Il campo largo è morto, secondo Schlein potrebbe risorgere alla bisogna, ma non è così facile. Ecco dove porta lo scontro per la leadership
Che il campo largo delle opposizioni sia morto, almeno per ora, sembra un punto fermo nel panorama politico italiano in perenne movimento. È un esito politico figlio di una pluralità di fattori, dalla faida al centro fra Calenda e Renzi sino alla concorrenza fra Conte e Schlein. Ma è rilevante, soprattutto in chiave futura, quale dinamica si possa scorgere.
Premessa: senza l’unità del campo delle opposizioni è difficile immaginare di essere competitivi con il centrodestra. Questo continuano a dire tutti i sondaggi. Ma ogni alleanza per presentarsi all’elettorato in maniera convincente ha bisogno di una direzione. Ha bisogno sopra ogni cosa di una leadership chiara e riconoscibile. E qui cominciano i dolori per il campo largo, perché ci sono troppi galli a cantare.
Prima delle elezioni europee i pretendenti erano soprattutto due, Conte e Schlein, appunto. Il voto dell’8 e 9 giugno ha però cambiato radicalmente gli equilibri. Il Pd ha preso il volo, superando il 24%, mentre i pentastellati si sono fermati qualche centesimo di punto al di sotto della soglia psicologica del 10%. Una mutazione radicale dei rapporti di forza, che non può rimanere senza conseguenze. Visto che la regola non scritta della politica è che una coalizione viene guidata dal leader della formazione politica più votata, la questione dovrebbe considerarsi chiusa: Schlein in prospettiva sfidante di Meloni nella corsa a Palazzo Chigi, quando sarà.
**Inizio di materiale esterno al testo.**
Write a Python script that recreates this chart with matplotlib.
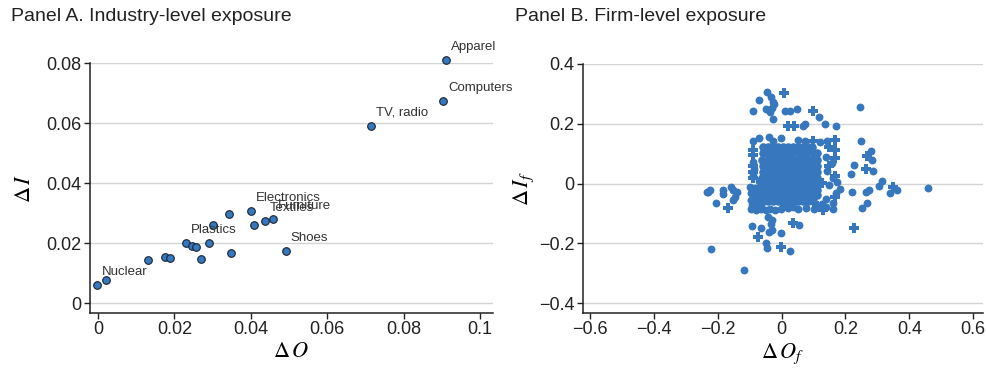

Troppo facile. E infatti qualcosa ha cominciato ad andare storto. Più fattori si sono sommati. Il primo, la riluttanza di Conte a rimettere nel cassetto il sogno di tornare a Palazzo Chigi. Ben consapevole che finire nel cono d’ombra del Pd sarebbe corrisposto a un inesorabile declino del consenso del Movimento, l’ex premier ha cominciato a smarcarsi sistematicamente. Differenziarsi per non farsi fagocitare. L’Ucraina, le elezioni locali, nessuna occasione è stata lasciata cadere. Questa pervicace tendenza a diversificarsi ha coinciso con un irrigidimento del gruppo dirigente raccolto intorno a Schlein. E questo è il secondo e decisivo fattore che ha messo in crisi il progetto del campo largo. Tutte le voci che escono dal Nazareno sono concordi nel sussurrare che oggi il Pd non è disposto a discutere della leadership. Anzi, i fedelissimi della Schlein sono convinti che alla fine, quando sarà necessario, saranno gli altri a dover tornare a Canossa.
Si tratta di uno scenario a lungo termine non privo di ostacoli e di rischi. Il primo è di sconfitte nelle varie elezioni locali che costelleranno i prossimi mesi, sino alle elezioni politiche generali prossime venture. I prodromi si intravedono nelle regionali di novembre, in Liguria come in Emilia-Romagna: la difficoltà di mettere insieme il campo largo, con i veti di Conte su Renzi, rappresenta oggettivi rischi di insuccesso. Se dovesse accadere, si creerebbe un serio problema politico, e qualcuno dovrebbe risponderne.
La distanza fra Conte e Schlein si è misurata anche nella vicenda del rinnovo del consiglio d’amministrazione della Rai: all’Aventino deciso dal Pd, M5s e Avs hanno risposto entrando nel Cda di viale Mazzini, e con ogni probabilità avranno ampia voce in capitolo sulle prossime nomine, occupando il posto che la segretaria democratica ha deciso di lasciare libero.
Certo, tanto Conte quanto Schlein hanno i loro grattacapi interni. In casa Pd l’autocandidatura di prepotenza di Vincenzo De Luca per la Regione Campania indica come i cacicchi siano vivi e vegeti. Per tacere dei mal di pancia dell’area cattolico-democratica. In parallelo, fra le fila pentastellate, il controllo assoluto di Conte sul Movimento è messo in discussione dal “garante” e fondatore Beppe Grillo, spalleggiato da Virginia Raggi. La strada verso la rifondazione attraverso un’assemblea costituente è costellata di ostacoli.
Per il momento, però, le strade del Pd e del M5s sembrano destinate a rimanere parallele, quando non divergenti (almeno per un po’). Farle di nuovo convergere non sarà facile, perché per costruire un’alternativa credibile a una maggioranza compatta come appare oggi il centrodestra serve tempo. Serve una prospettiva comune. Un’alleanza semplicemente “contro” ha vita breve. Ulivo e Unione lo hanno dimostrato.